In a perfect world people would just fix those apps that (incorrectly)
relied on a certain child-/parent-runs-first behaviour, but the world is
not perfect, and many apps may not even have source available.


> [ And we _have_ had that preference expose user-level bugs. Long long ago
> we hit some problem with child-runs-first and 'bash' being unhappy about
> a really low-cost and quick child process exiting even _before_ bash
> itself had had time to fill in the process tables, and then when the
> SIGCHLD handler ran bash said "I got a SIGCHLD for something I don't
> even know about".
>
> That was very much a bash bug, but it was a bash bug that forced us to
> do 'parent-runs-first' for a while. So the heuristic can show problems ]
>
In some far off corner of my mind I think I actually remember that one...
But, do we really want to risk that sort of problems again? Since then
Linux has moved from being a toy to being a first-class operating system
that people use to do real work. And like it or not, most people who write
apps do not read documentation, they do not read standards, they do not
care how things are supposed to behave - they just see a certain behaviour
when testing and assume that it is always so. Those people may be in for a
nasty surprise with this change. I'm not saying that people who assume
specific behaviour that is not guaranteed are not wrong and that their
code is not broken - all I'm saying is that we should have a pretty damn
good reason for breaking their assumptions - if we can allow their
assumptions to be true and their code to work without it costing us much,
then I think we should...


> > vfork() is supposed to always run the child first.
>
> vfork() has always run the child first, since the parent won't even be
> runnable. The parent will get stuck in
>
> wait_for_completion(&vfork);
>
> so the "child-runs-first" is just an issue for regular fork or clone, not
> vfork. For vfork there is never any question about it.
>
Good. Then at least one can use vfork() if one knows that one needs
child-runs-first semantics (and knows the differences between vfork() and
fork()).

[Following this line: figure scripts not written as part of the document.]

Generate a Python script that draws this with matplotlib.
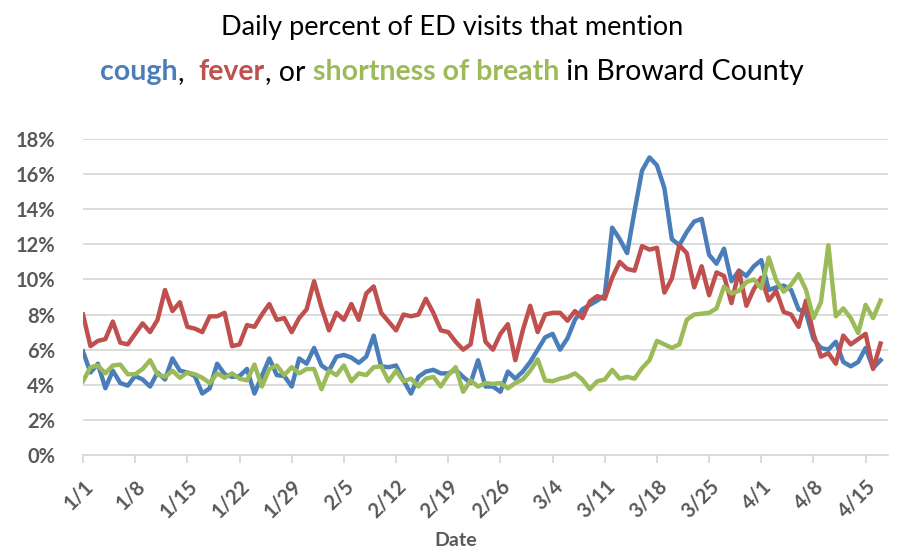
import numpy as np
import matplotlib
matplotlib.use("Agg")
import matplotlib.pyplot as plt
from matplotlib.ticker import FuncFormatter
from matplotlib.offsetbox import TextArea, HPacker, AnnotationBbox

# daily % of ED visits, 1/1 .. 4/17
cough = [5.9, 4.7, 5.2, 3.8, 4.8, 4.1, 3.95, 4.5, 4.3, 3.9, 4.7, 4.3, 5.5, 4.8, 4.7, 4.5,
         3.5, 3.8, 5.2, 4.6, 4.45, 4.5, 4.9, 3.5, 4.5, 5.5, 4.55, 4.5, 3.9, 5.5, 5.2, 6.1,
         5.1, 4.8, 5.6, 5.7, 5.55, 5.25, 5.6, 6.8, 5.05, 5.0, 5.1, 4.25, 3.5, 4.45, 4.75,
         4.85, 4.65, 4.65, 4.85, 4.45, 4.1, 5.4, 3.9, 3.9, 3.6, 4.75, 4.35, 4.75, 5.3, 6.0,
         6.7, 6.9, 6.0, 6.65, 7.7, 8.3, 8.55, 8.8, 9.1, 12.95, 12.3, 11.5, 13.9, 16.2, 16.95,
         16.5, 15.2, 12.3, 11.95, 12.7, 13.3, 13.45, 11.4, 10.9, 11.75, 9.9, 10.5, 10.2,
         10.75, 11.1, 9.4, 9.55, 9.65, 9.4, 8.3, 8.1, 6.6, 6.1, 6.0, 6.45, 5.3, 5.05, 5.3,
         6.1, 4.95, 5.4]
fever = [8.0, 6.2, 6.5, 6.6, 7.6, 6.4, 6.3, 6.9, 7.5, 7.0, 7.7, 9.4, 8.2, 8.7, 7.3, 7.2,
         7.0, 7.9, 7.9, 8.1, 6.2, 6.3, 7.4, 7.3, 8.0, 8.6, 7.7, 7.8, 7.0, 7.8, 8.3, 9.9,
         8.4, 7.1, 8.1, 7.7, 8.6, 7.7, 9.2, 9.6, 8.1, 7.6, 7.1, 8.0, 7.9, 8.0, 8.9, 8.1,
         7.1, 7.0, 6.45, 6.0, 6.3, 8.8, 6.45, 6.0, 6.9, 7.45, 5.4, 7.1, 8.5, 7.0, 8.0, 8.1,
         8.1, 7.65, 8.2, 7.8, 8.75, 9.05, 8.9, 10.1, 11.0, 10.6, 10.5, 11.9, 11.7, 11.8,
         9.25, 10.05, 11.95, 11.5, 9.55, 10.75, 9.1, 10.4, 10.2, 8.65, 10.5, 8.5, 9.45,
         10.1, 8.8, 9.35, 8.15, 8.0, 7.3, 8.8, 6.9, 5.6, 5.8, 5.2, 6.8, 6.3, 6.6, 6.9, 4.9,
         6.35]
breath = [4.2, 5.0, 5.1, 4.65, 5.1, 5.15, 4.6, 4.6, 4.9, 5.4, 4.6, 4.45, 4.8, 4.4, 4.7,
          4.6, 4.4, 4.1, 4.65, 4.4, 4.65, 4.35, 4.25, 5.15, 3.9, 4.9, 5.1, 4.55, 5.0, 4.65,
          4.9, 4.9, 3.75, 4.8, 4.55, 5.1, 4.2, 4.65, 4.55, 5.0, 5.05, 4.2, 4.8, 4.2, 4.35,
          3.9, 4.35, 4.45, 3.9, 4.55, 5.0, 3.6, 4.25, 3.9, 4.1, 4.05, 4.1, 3.8, 4.1, 4.3,
          4.8, 5.45, 4.25, 4.2, 4.35, 4.45, 4.65, 4.3, 3.75, 4.2, 4.3, 4.85, 4.35, 4.45,
          4.35, 4.95, 5.4, 6.5, 6.3, 6.1, 6.3, 7.7, 8.0, 8.05, 8.1, 8.35, 9.6, 9.2, 9.35,
          9.85, 10.0, 9.5, 11.25, 9.95, 9.3, 9.7, 10.3, 9.4, 7.8, 8.7, 11.95, 7.9, 8.35,
          7.8, 6.95, 8.55, 7.8, 8.8]

tick_labels = ["1/1", "1/8", "1/15", "1/22", "1/29", "2/5", "2/12", "2/19", "2/26",
               "3/4", "3/11", "3/18", "3/25", "4/1", "4/8", "4/15"]

BLUE = "#4a7ebb"
RED = "#c0504d"
GREEN = "#9bbb59"
GREY = "#595959"
FONT = ["Lato", "DejaVu Sans"]

plt.rcParams["font.family"] = FONT

fig = plt.figure(figsize=(9.04, 5.53), dpi=100)
ax = fig.add_axes([83 / 904, 1 - 455 / 553, (888 - 83) / 904, (455 - 139) / 553])

x = np.arange(len(cough))
ax.plot(x, cough, color=BLUE, lw=3.2, solid_joinstyle="round", zorder=3)
ax.plot(x, fever, color=RED, lw=3.2, solid_joinstyle="round", zorder=4)
ax.plot(x, breath, color=GREEN, lw=3.2, solid_joinstyle="round", zorder=5)

ax.set_xlim(0, 108)
ax.set_ylim(0, 18)
ax.set_yticks(np.arange(0, 19, 2))
ax.yaxis.set_major_formatter(FuncFormatter(lambda v, p: f"{v:.0f}%"))
ax.set_xticks(np.arange(0, 7 * len(tick_labels), 7))
ax.set_xticklabels(tick_labels, rotation=45, ha="right", rotation_mode="anchor")

ax.grid(axis="y", color="#d9d9d9", lw=1.3, zorder=0)
ax.set_axisbelow(True)
for s in ["top", "right", "left"]:
    ax.spines[s].set_visible(False)
ax.spines["bottom"].set_color("#d9d9d9")
ax.spines["bottom"].set_linewidth(1.3)
ax.tick_params(axis="x", direction="out", length=6, width=1.3, color="#d9d9d9",
               labelsize=14.5, labelcolor=GREY, pad=9)
ax.tick_params(axis="y", length=0, labelsize=14.5, labelcolor=GREY, pad=20)
for lab in ax.get_xticklabels() + ax.get_yticklabels():
    lab.set_fontweight("bold")

ax.set_xlabel("Date", fontsize=14, fontweight="bold", color=GREY, va="center")
ax.xaxis.set_label_coords(0.463, -0.272)

fig.text(0.5, 1 - 28 / 553, "Daily percent of ED visits that mention", ha="center",
         va="center", fontsize=19.5, color="black")

parts = [("cough", BLUE, "bold"), (",  ", "black", "normal"), ("fever", RED, "bold"),
         (", or ", "black", "normal"), ("shortness of breath", GREEN, "bold"),
         (" in Broward County", "black", "normal")]
areas = [TextArea(t, textprops=dict(color=c, fontweight=w, fontsize=20.5, family=FONT))
         for t, c, w in parts]
box = HPacker(children=areas, align="baseline", pad=0, sep=0)
ab = AnnotationBbox(box, (0.5, 1 - 72 / 553), xycoords="figure fraction",
                    frameon=False, box_alignment=(0.5, 0.5))
fig.add_artist(ab)

fig.savefig("out.png", dpi=100)
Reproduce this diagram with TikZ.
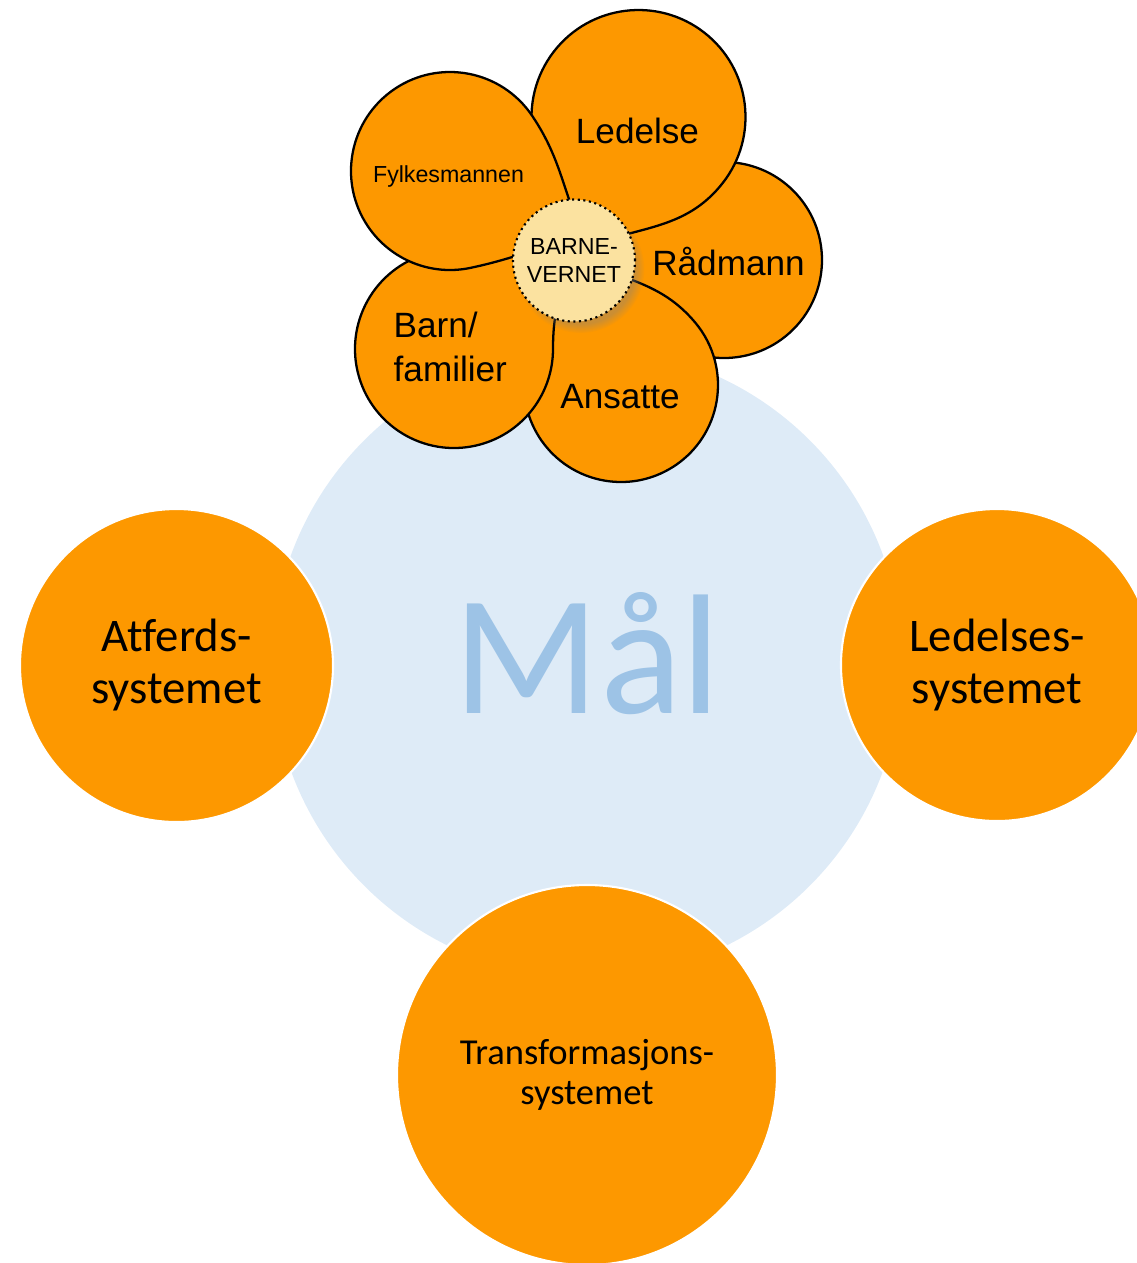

Good to hear that that's not going to break - that would have
been bad.

> > Most people I've talked to over the years assume that using fork(), the
> > child runs first (yes, I know, that's not guaranteed, but people have come
> > to believe that it is so and some may even depend on it).
>
> It really hasn't been that way in Linux. We've done it both ways.
>
That may be so; but most people I've ever talked to about multiple
processes, fork, vfork and the like, have mostly assumed child-runs-first.
That is just my personal experience.
So I get worried when that assumption is made false.